Citing your sources is an essential part of doing research. It protects you from committing plagiarism, allows your readers to find the information you reference, and improves your credibility. For every source you use, you will need to create a short in-text citation to include in the paper right after you reference the source, and a full citation to include at the end of your paper. However, the way you format your citations may change depending on what subject you're writing about and what your professor's preference is. In general, subjects in the humanities (literature, philosophy, religion, etc) will use MLA format, subjects in the social sciences (education, psychology, criminal justice, etc.) will use APA format, and historical or artistic subjects will use Chicago style. Subjects in the hard sciences (chemistry, engineering, medicine) may use subject-specific styles.
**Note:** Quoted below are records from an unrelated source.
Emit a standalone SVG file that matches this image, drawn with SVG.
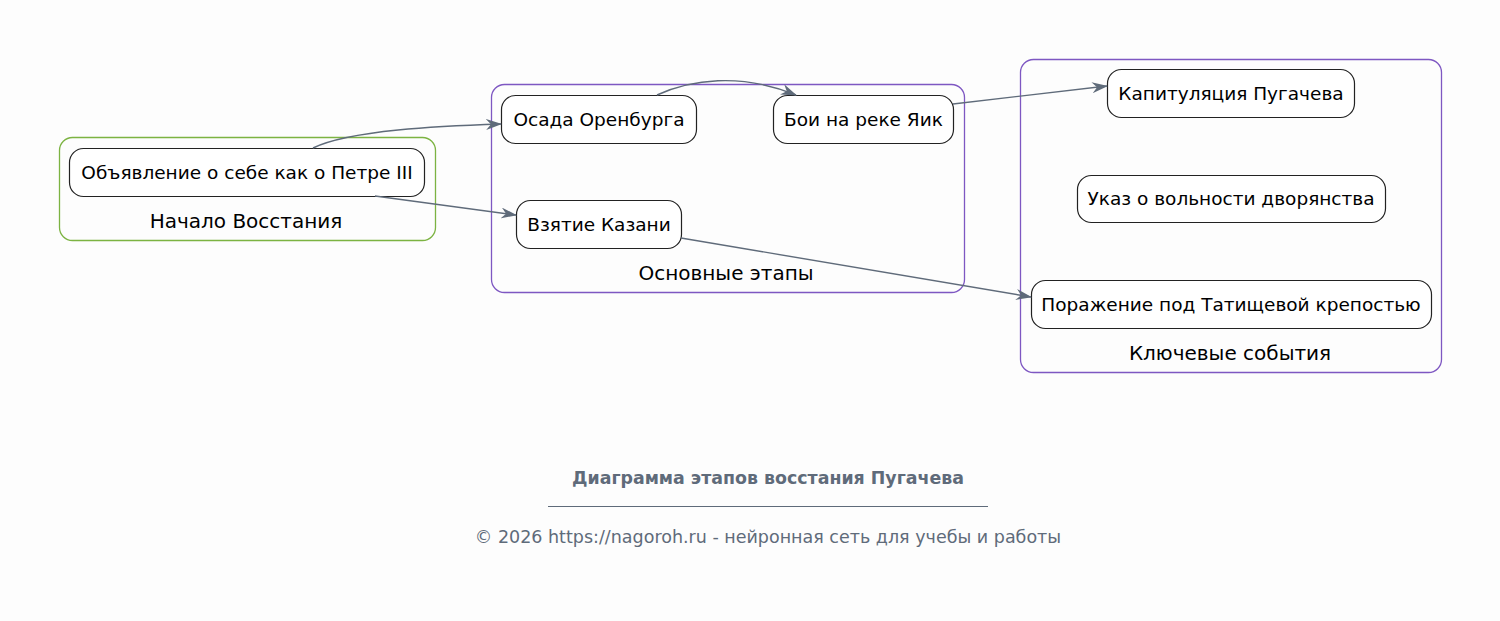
<svg xmlns="http://www.w3.org/2000/svg" width="1500" height="621" viewBox="0 0 1500 621">
<defs>
<style>
.bg{fill:#fdfdfd}
.cl{fill:none;stroke-width:1.3}
.green{stroke:#7cb342}
.purple{stroke:#7e57c2}
.node rect{fill:#ffffff;stroke:#222;stroke-width:1.2}
.t{font-family:"DejaVu Sans",sans-serif;font-size:18.5px;fill:#000;text-anchor:middle}
.cll{font-family:"DejaVu Sans",sans-serif;font-size:20px;fill:#000;text-anchor:middle}
.e{fill:none;stroke:#5f6b7a;stroke-width:1.4;marker-end:url(#arr)}
.title{font-family:"DejaVu Sans",sans-serif;font-size:17.4px;font-weight:bold;fill:#5f6b7a;text-anchor:middle}
.foot{font-family:"DejaVu Sans",sans-serif;font-size:17.5px;fill:#5f6b7a;text-anchor:middle}
</style>
<marker id="arr" viewBox="0 0 16 11" refX="15" refY="5.5" markerWidth="16" markerHeight="11" markerUnits="userSpaceOnUse" orient="auto">
<path d="M0,0 L16,5.5 L0,11 L5,5.5 z" fill="#5f6b7a"/>
</marker>
</defs>
<rect class="bg" width="1500" height="621"/>
<g id="cluster-start">
<rect class="cl green" x="59.500" y="137.500" width="376" height="103" rx="13"/>
<text class="cll" x="246" y="228">Начало Восстания</text>
</g>
<g id="cluster-main">
<rect class="cl purple" x="491.500" y="84.500" width="473" height="208" rx="13"/>
<text class="cll" x="726" y="280">Основные этапы</text>
</g>
<g id="cluster-key">
<rect class="cl purple" x="1020.500" y="59.500" width="421" height="313" rx="13"/>
<text class="cll" x="1230" y="360">Ключевые события</text>
</g>
<g id="n-declaration" class="node">
<rect x="69.500" y="148.500" width="355" height="48" rx="14"/>
<text class="t" x="247" y="178.500">Объявление о себе как о Петре III</text>
</g>
<g id="n-orenburg" class="node">
<rect x="501.500" y="95.500" width="195" height="48" rx="14"/>
<text class="t" x="599" y="125.500">Осада Оренбурга</text>
</g>
<g id="n-yaik" class="node">
<rect x="773.500" y="95.500" width="180" height="48" rx="14"/>
<text class="t" x="863.500" y="125.500">Бои на реке Яик</text>
</g>
<g id="n-kazan" class="node">
<rect x="516.500" y="200.500" width="165" height="48" rx="14"/>
<text class="t" x="599" y="230.500">Взятие Казани</text>
</g>
<g id="n-capitulation" class="node">
<rect x="1107.500" y="69.500" width="247" height="48" rx="14"/>
<text class="t" x="1231" y="99.500">Капитуляция Пугачева</text>
</g>
<g id="n-ukaz" class="node">
<rect x="1077.500" y="175.500" width="308" height="47" rx="14"/>
<text class="t" x="1231" y="205">Указ о вольности дворянства</text>
</g>
<g id="n-defeat" class="node">
<rect x="1031.500" y="280.500" width="400" height="48" rx="14"/>
<text class="t" x="1231" y="310.500">Поражение под Татищевой крепостью</text>
</g>
<g id="connectors">
<path class="e" d="M313,148 C350,130 440,126 501,124"/>
<path class="e" d="M375,196 L516,215"/>
<path class="e" d="M657,95 C690,80 740,72 796,95"/>
<path class="e" d="M953,104 L1107,86"/>
<path class="e" d="M681,238 L1031,297"/>
</g>
<g id="footer">
<text class="title" x="768" y="484">Диаграмма этапов восстания Пугачева</text>
<line x1="548" y1="506.500" x2="988" y2="506.500" stroke="#5f6b7a" stroke-width="1"/>
<text class="foot" x="768" y="543">© 2026 https://nagoroh.ru - нейронная сеть для учебы и работы</text>
</g>
</svg>
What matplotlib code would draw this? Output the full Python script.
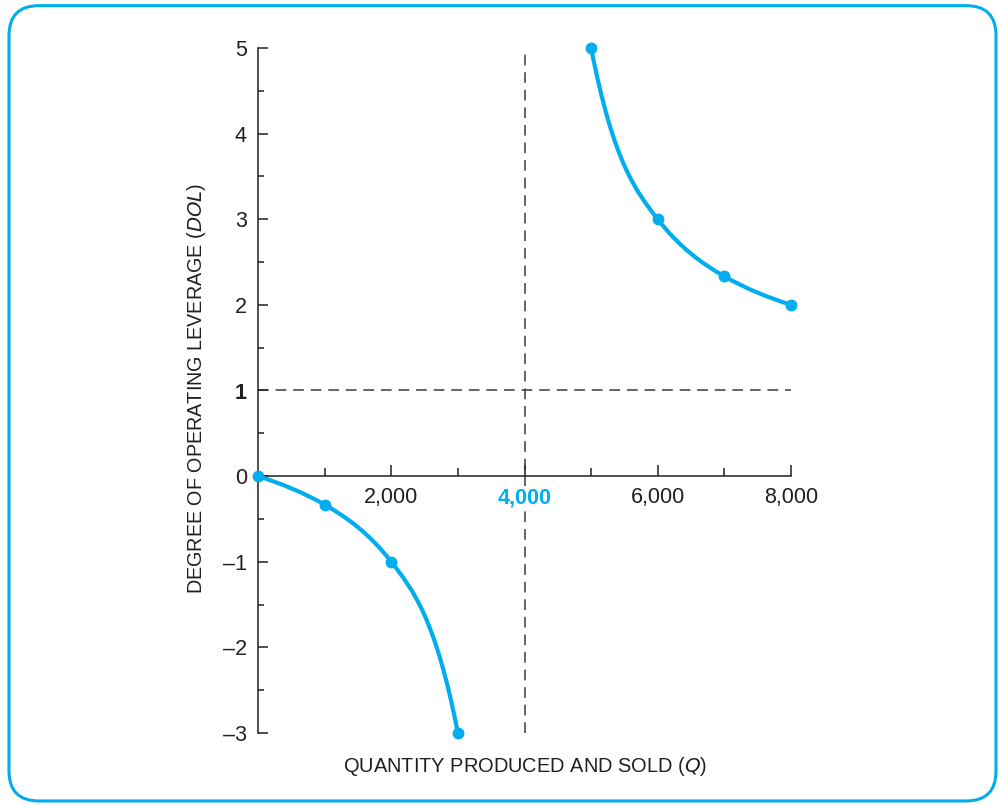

Always check in your syllabus to see what citation style your professor would like you to use, or email your professor directly if you do not see a specific style listed in the syllabus.

 

Common Citation Styles

 

Citing AI

While generative AI tools can be helpful in a myriad of ways, you should only be using AI tools if your professor has explicitly stated that you are allowed to do so. Just like any other source you use while writing, AI tools need to be cited at the end of your paper. In general, official style guides have decided that AI tools like ChatGPT, Google Gemini, Bard, and others should not be treated as authors. Instead, you should treat the name of the company that produced the tool like the "publisher", and the specific tool and version as the "main title of work". 

For example, to cite ChatGPT in MLA, you would follow the template below:
"Prompt text" prompt. AI tool, version of tool, company that made the tool, date text was generated. URL. 

In APA, you would follow this template:
Company that made the tool (date text was generated). AI tool (version of tool) [Large language model]. URL.
(Note: if you are generating an image rather than text, replace [Large Language Model] with [AI image generator])

If you are using AI tools to locate sources, you should cite the sources that support your argument wherever possible, instead of the AI tool. However, if you are doing a meta-analysis or systematic review (where describing your search methods is essential), cite the AI tool using the templates above.